Que peuvent les littératures africaines et plus largement la création artistique pour le rayonnement du continent ? Ces expressions artistiques doivent-elles redevenir endogènes pour mieux en saisir l’essence ?

Il faut mettre l’accent sur trois choses. Premièrement, sur le mouvement. Les cultures africaines sont des cultures en perpétuel mouvement. Cela sera toujours le cas et la nouvelle écriture africaine, dans la musique comme dans le roman ou les arts plastiques, sera une écriture qui prendra très au sérieux la circulation, le déplacement et le mouvement. Ce sera une écriture nomade, itinérante, caravanière, qui transgresse mille frontières et enjambe mille enclos. Ce sera une écriture non pas endogène, mais de la déclosion.

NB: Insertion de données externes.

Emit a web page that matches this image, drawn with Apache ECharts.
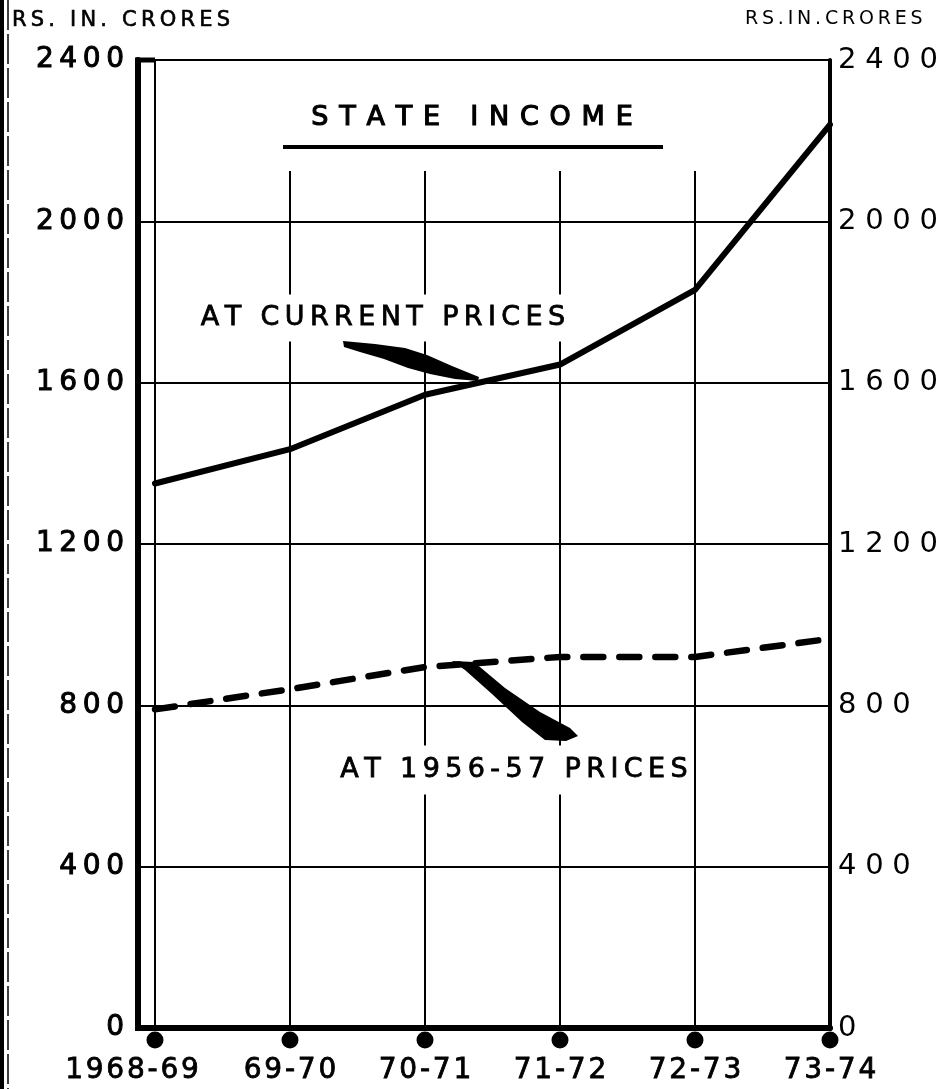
<!DOCTYPE html>
<html>
<head>
<meta charset="utf-8">
<title>State Income</title>
<script src="https://cdn.jsdelivr.net/npm/echarts@6/dist/echarts.min.js"></script>
<style>
  html, body { margin: 0; padding: 0; background: #fff; }
  #chart { width: 943px; height: 1089px; }
</style>
</head>
<body>
<div id="chart"></div>
<script>
// Financial years on the horizontal axis
const years = ['1968-69', '69-70', '70-71', '71-72', '72-73', '73-74'];
// State income, Rs. in crores
const currentPrices = [1350, 1435, 1570, 1645, 1830, 2240];
const constantPrices = [790, 840, 895, 920, 920, 965];
// Vertical scale
const yMin = 0;
const yMax = 2400;
const yStep = 400;

const FONT = '"DejaVu Sans", sans-serif';
const THIN = '\u2009';
const HAIR = '\u200A';

// Widen lettering in the drafting style by putting narrow spaces between characters
function spaced(s, sep) {
  return Array.from(s).join(sep);
}

const chart = echarts.init(document.getElementById('chart'), null, { renderer: 'canvas' });

const GRID = { left: 155, right: 113, top: 60, bottom: 61 };
const AXIS_OFFSET = 17;
const axisX = GRID.left - AXIS_OFFSET;
const bottomY = 1089 - GRID.bottom;

const option = {
  animation: false,
  backgroundColor: '#fff',
  grid: { left: GRID.left, right: GRID.right, top: GRID.top, bottom: GRID.bottom, containLabel: false },
  xAxis: [
    {
      type: 'category',
      data: years,
      boundaryGap: false,
      axisLine: { lineStyle: { color: '#000', width: 6 } },
      axisTick: { show: false },
      splitLine: { show: false },
      axisLabel: {
        interval: 0,
        color: '#000',
        fontFamily: FONT,
        fontSize: 28,
        textBorderColor: '#000',
        textBorderWidth: 0.8,
        margin: 29,
        formatter: (v, i) => i === 0 ? '{first|' + spaced(v, HAIR) + '}' : spaced(v, HAIR),
        rich: {
          first: {
            fontFamily: FONT, fontSize: 28, color: '#000',
            textBorderColor: '#000', textBorderWidth: 0.8,
            padding: [0, 46, 0, 0]
          }
        }
      }
    },
    {
      type: 'category',
      data: years,
      boundaryGap: false,
      position: 'top',
      axisLine: { lineStyle: { color: '#000', width: 5 } },
      axisTick: { show: false },
      axisLabel: { show: false },
      splitLine: { show: false }
    }
  ],
  yAxis: [
    {
      type: 'value',
      min: yMin, max: yMax, interval: yStep,
      position: 'left',
      offset: AXIS_OFFSET,
      axisLine: { show: true, lineStyle: { color: '#000', width: 6 } },
      axisTick: { show: true, inside: true, length: AXIS_OFFSET, lineStyle: { color: '#000', width: 2 } },
      axisLabel: {
        color: '#000', fontFamily: FONT, fontSize: 28, margin: 14,
        textBorderColor: '#000', textBorderWidth: 1,
        formatter: v => spaced(String(v), THIN)
      },
      splitLine: { show: true, lineStyle: { color: '#000', width: 2 } }
    },
    {
      type: 'value',
      min: yMin, max: yMax, interval: yStep,
      position: 'right',
      axisLine: { show: true, lineStyle: { color: '#000', width: 4 } },
      axisTick: { show: false },
      axisLabel: {
        color: '#000', fontFamily: FONT, fontSize: 29, margin: 8,
        formatter: v => spaced(String(v), THIN + HAIR)
      },
      splitLine: { show: false }
    },
    {
      // thin rule along the first year
      type: 'value',
      min: yMin, max: yMax, interval: yStep,
      position: 'left',
      offset: 0,
      axisLine: { show: true, lineStyle: { color: '#000', width: 2 } },
      axisTick: { show: false },
      axisLabel: { show: false },
      splitLine: { show: false }
    }
  ],
  series: [
    {
      name: 'AT CURRENT PRICES',
      type: 'line',
      data: currentPrices,
      symbol: 'none',
      z: 5,
      lineStyle: { color: '#000', width: 6, cap: 'round', join: 'round' },
      markLine: {
        silent: true,
        symbol: 'none',
        label: { show: false },
        lineStyle: { color: '#000', width: 2, type: 'solid' },
        data: years.slice(1, -1).map(y => [{ coord: [y, yMin] }, { coord: [y, 2125] }])
      }
    },
    {
      name: 'AT 1956-57 PRICES',
      type: 'line',
      data: constantPrices,
      symbol: 'none',
      z: 5,
      lineStyle: { color: '#000', width: 6.5, type: [20, 16], cap: 'round' }
    },
    {
      // year markers hanging under the base line
      type: 'scatter',
      data: years.map(() => yMin),
      symbol: 'circle',
      symbolSize: 17,
      symbolOffset: [0, 12],
      clip: false,
      silent: true,
      z: 10,
      itemStyle: { color: '#000', opacity: 1 }
    }
  ],
  graphic: [
    // frame pieces between the heavy left rule and the first year
    { type: 'line', shape: { x1: axisX - 3, y1: GRID.top, x2: GRID.left, y2: GRID.top }, style: { stroke: '#000', lineWidth: 5 }, z: 10 },
    { type: 'line', shape: { x1: axisX - 3, y1: bottomY, x2: GRID.left, y2: bottomY }, style: { stroke: '#000', lineWidth: 6 }, z: 10 },
    // sheet edge on the left
    { type: 'rect', shape: { x: 0, y: 0, width: 4, height: 1089 }, style: { fill: '#000' } },
    { type: 'line', shape: { x1: 8, y1: 0, x2: 8, y2: 1089 }, style: { stroke: '#000', lineWidth: 1.5, lineDash: [30, 4] } },
    // unit captions
    {
      type: 'text', x: 12, y: 21, z: 20,
      style: {
        text: spaced('RS. IN. CRORES', THIN), font: '21px ' + FONT, fill: '#000',
        stroke: '#000', lineWidth: 0.6, align: 'left', verticalAlign: 'middle'
      }
    },
    {
      type: 'text', x: 745, y: 19, z: 20,
      style: {
        text: spaced('RS.IN.CRORES', THIN), font: '19px ' + FONT, fill: '#000',
        align: 'left', verticalAlign: 'middle'
      }
    },
    // title with underline
    {
      type: 'text', x: 472, y: 118, z: 20,
      style: {
        text: spaced('STATE INCOME', THIN + THIN), font: '27px ' + FONT, fill: '#000',
        stroke: '#000', lineWidth: 1.2, align: 'center', verticalAlign: 'middle'
      }
    },
    { type: 'line', shape: { x1: 283, y1: 147, x2: 663, y2: 147 }, style: { stroke: '#000', lineWidth: 4 }, z: 20 },
    // series captions
    {
      type: 'text', x: 383, y: 318, z: 20,
      style: {
        text: spaced('AT CURRENT PRICES', THIN), font: '27px ' + FONT, fill: '#000',
        stroke: '#000', lineWidth: 0.8,
        align: 'center', verticalAlign: 'middle', backgroundColor: '#fff', padding: [10, 6, 10, 6]
      }
    },
    {
      type: 'text', x: 514, y: 770, z: 20,
      style: {
        text: spaced('AT 1956-57 PRICES', THIN), font: '27px ' + FONT, fill: '#000',
        stroke: '#000', lineWidth: 0.8,
        align: 'center', verticalAlign: 'middle', backgroundColor: '#fff', padding: [13, 6, 9, 6]
      }
    },
    // pointers
    {
      type: 'polygon', z: 21,
      shape: { points: [[343, 341], [375, 344], [405, 348], [427, 355], [452, 366], [479, 377], [478, 381], [455, 379], [430, 374], [408, 368], [384, 359], [360, 352], [344, 347]] },
      style: { fill: '#000' }
    },
    {
      type: 'polygon', z: 21,
      shape: { points: [[452, 661], [474, 662], [505, 688], [540, 712], [570, 728], [578, 736], [566, 741], [545, 740], [522, 722], [492, 694], [465, 670]] },
      style: { fill: '#000' }
    }
  ]
};

chart.setOption(option);
</script>
</body>
</html>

Deuxièmement il faut mettre l’accent sur ce que j’appelle l’émergent, ce qui est en train de naître, qui n’a peut-être pas de nom, dont les formes ne sont peut-être pas encore entièrement constituées, mais qui convoque la parole et l’imagination.


Et troisièmement, il faut mettre l’accent sur ce qu’on peut appeler les potentialités. Le temps de l’Afrique viendra. Ce ne sera peut-être pas de notre vivant. Mais il viendra, et nous avons besoin d’une écriture qui en prépare l’avènement.


Pensez-vous que la langue française a encore un rôle à jouer quant à l’avenir du continent africain ?

Ma thèse est que la langue française est devenue une langue africaine. Il faut en tirer les conséquences. En tant que langue africaine, elle aura un rôle à jouer dans l’écriture de ce qui vient. Il n’y a, de ce point de vue, qu’à voir la manière dont les gens, notamment dans les villes africaines francophones, l’utilisent, lui redonnent vie, rythme et cadence - à la fois comme gisement de concepts et comme syntaxe propre. Ce qui me frappe, c’est que les structures officielles de la Francophonie n’ont pas pris la mesure de ce basculement. Et c’est l’une des raisons pour laquelle elles continuent de fonctionner dans le vide, comme outils anachroniques dans une politique clientéliste en direction des élites.